Monday, August 29, 2005

Intel Developer Forum August 2005 coverage

The Intel Development Forum got tons of press. Intel is running away from the "most gigahertz" school of CPU design because of the stifling problems of power management. I'll link the best articles with IDF coverage here:

NVIDIA scientist calls for expanded research into parallelism

Update: this article in BYTE magazine (subscription required) describes how Intel really wants programmers to write parallel code.

This EE Times report from the Hot Chips conference, NVIDIA scientist calls for expanded research into parallelism, raises one of the "dirty little secrets" of all the hype about multi-core CPUs -- it is hard to make applications multi-threaded! Do we already have a good programming language for describing an application's parallelism, or is a new language needed?

Meanwhile, those working in the graphics arena are ideally suited to taking advantage of Moore's Law:

Kirk contrasted this situation against the entirely different structure inside the GPU. "Graphics has been called embarrassingly parallel," he said. "In effect, each stage in our pipeline, each vertex in the scene and each pixel in the image is independent. And we have put a lot of effort into not concealing this parallelism with programming."

This allows a GPU developer to simply add more vertex processors and shading engines to handle more vertices and more pixels in parallel, as process technology allows. "We are limited by chip area, not by parallelism," Kirk observed.

Thursday, August 25, 2005

Xbox 360 Die Photos

Ever wonder what's in the chips that power the most powerful game consoles? Well, Xbox 360: New Tech Specs Details Surface - Xbox has die photos of both the CPU and GPU for you to oogle.

Each of these contains more transistors than an AMD Atlon64 CPU. There is a lot of power (both computing and electrical) in these chips!

Tuesday, August 23, 2005

EDA pioneer takes startup to new routing ground

EDA pioneer takes startup to new routing ground is a nice glimpse of this history of John Cooper, an old-time EDA guru, and looks to the future at a new type of router that his startup is developing.

I like the article more for this history than any insight I have into their new router's prospects. Also very impressive is the amount of money that Cadence paid to acquire CCT. It would be really interesting to do an analysis of what EDA vendors have paid for acquisition, and what returns they got. How about Cadence's acquisitions of Ambit and HLD Systems? HLD in particular didn't see to last long.

Thursday, August 18, 2005

The Dangers of Living with an X (Bugs Hidden in your Verilog)

The Dangers of Living with an X (Bugs Hidden in your Verilog) is a technical paper that is important for ASIC design and verification engineers. It's an exhaustive analysis of interpretation of the 'X' value in Verilog HDL. This detail is often misunderstood and can be dangerous in design. The paper was originally presented at SNUG. It says the author won the Technical Committee award. I'm surprised he didn't win additional awards -- it's one of the best ASIC design papers I've read.

Tuesday, August 16, 2005

Constructing the next transistor

Constructing the next transistor , in EE Times, is a superb article describing the technical challenges to building useful transistors below 65nm. It covers the physical and materials challenges that are arising, and how the solution to one problem (e.g., low leakage power) may aggravate another (high performance).
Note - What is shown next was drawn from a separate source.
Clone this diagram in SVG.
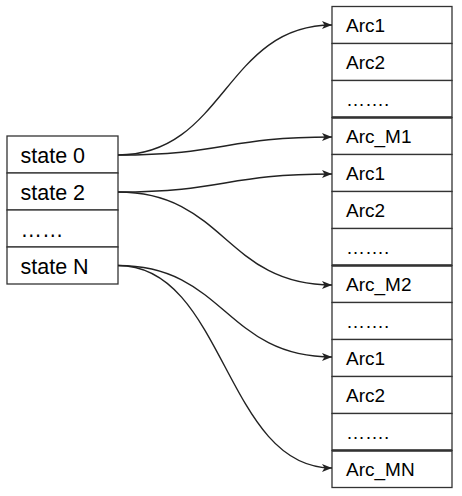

I'd love to have seen this illustrated with some pictures -- I wonder if the print edition has that? In any case, if you're a semiconductor engineer or scientist, you'll find this article worthwhile.

Why, it even makes me want to dust off my semiconductor textbooks to remember what's really going on inside a MOS transistor!

Tuesday, August 02, 2005

EDA Vendor Earnings Announcements

I admit I'm not a financial guru, but trounces seems like a strong word for "Cadence recognized net income of just $500,000, or $0.00 per share"!

UPDATE: Synopsys will announce their 3Q2005 earnings on August 17.